Interview with André Genton, CEO of Porcher I...
Interview with André Genton, CEO of Porcher Industries

Textiles are becoming smart

André Genton, CEO of Porcher Industries (Source: Porcher)
André Genton, CEO of Porcher Industries (Source: Porcher)

Porcher Industries designs and manufactures technical materials allowing cutting-edge companies in the fields of aerospace and defense, automotive, construction, energy, and sport to anticipate technological and functional evolutions regarding complex textile, technical and composite materials.

At the beginning of this year you told us your textiles/materials are becoming smart. Can you tell us how smart they are now?
In the current textiles/materials, the properties or functions are static and not adaptive (reinforcement in matrix, color, hydrophobicity, thermal and electrical insulation, etc.). Our textiles/materials are becoming smart by adding dynamic, adaptative functions and could respond to environmental situations. We are developing by offering textile solutions able to positions your hands above the surface (xyz position), that can react if you touch the surface, be a self-heater, and also measure environmental parameters like the temperature.

How do these materials become smart?
By printing smarts components like capacitive contactless sensor, capacitive touchscreen technology and temperature control and heating components directly in the textile/materials. Moreover, we are not only working on the materials but also considering the electronics around the system and the data analysis. These 3 pillars are key to provide a global smart solution.

Can these technologies also be easily implemented in industrial production? Is special machinery or equipment needed?
As it is new technology, we will need to adapt our current asset and develop special equipment to be able to produce the smart textiles industrially. It will be part on maturity increase to go from TRL3/4/5 to TRL6/7.
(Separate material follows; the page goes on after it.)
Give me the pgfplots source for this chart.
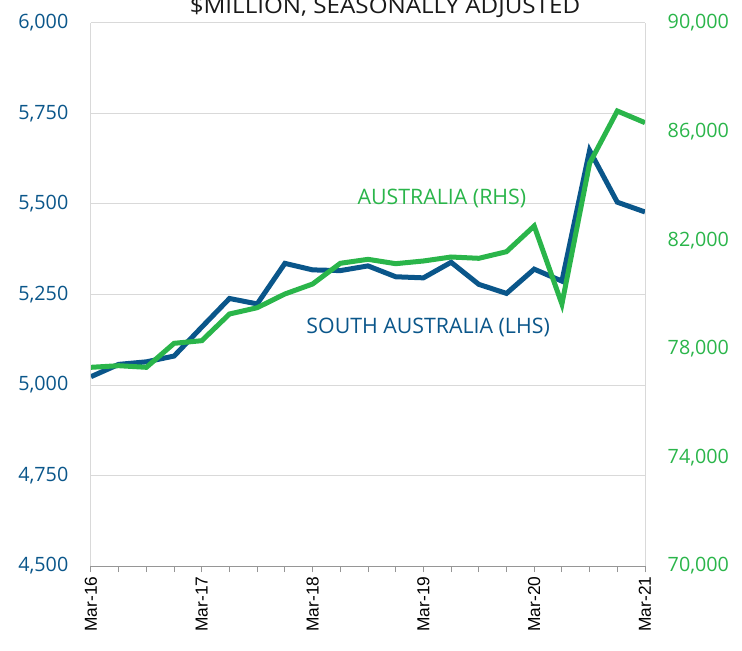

Where are these products used and what is their added value?
We are still under development and today are at the POC stage. The potential applications we have been considering so far are:
-    de-icing wind blades or aircraft wings systems
-    controlling the temperature in the building
-    human detectors in industrial environment around cobots or robots,
-    contactless touch sensors to control, for example, the light intensity or the room temperature.

What are currently still the biggest challenges with smart textiles?
The biggest challenge on the smart textiles is to demonstrate that these materials last a long time without any issues. Therefore, we are developing dedicated tools to characterize the shelf life of the materials. For example, we have already implemented a special robot to fold and de-fold the textile.

What role do production costs on one hand, and recyclability and sustainability on the other hand, play in your product solutions. Which of these aspects is more strongly considered in the development of new products?
The recyclability and sustainability are our key drivers in the development of new products. I would prefer to consider more environmental impact KPI through LCA (life cycle assessment) and theses 2 items are included. So before considering the smart textiles, we have also integrated bio-based fibers to make fabrics and considering thermoplastic materials for the recyclability. Beyond that, as our smart textiles/materials will be able to integrate dynamic functions directly in the systems that able to reduce the number of steps, and the amount of wire. We will directly see an impact on TCO (total cost of ownership), and also have a positive environmental impact (LCA).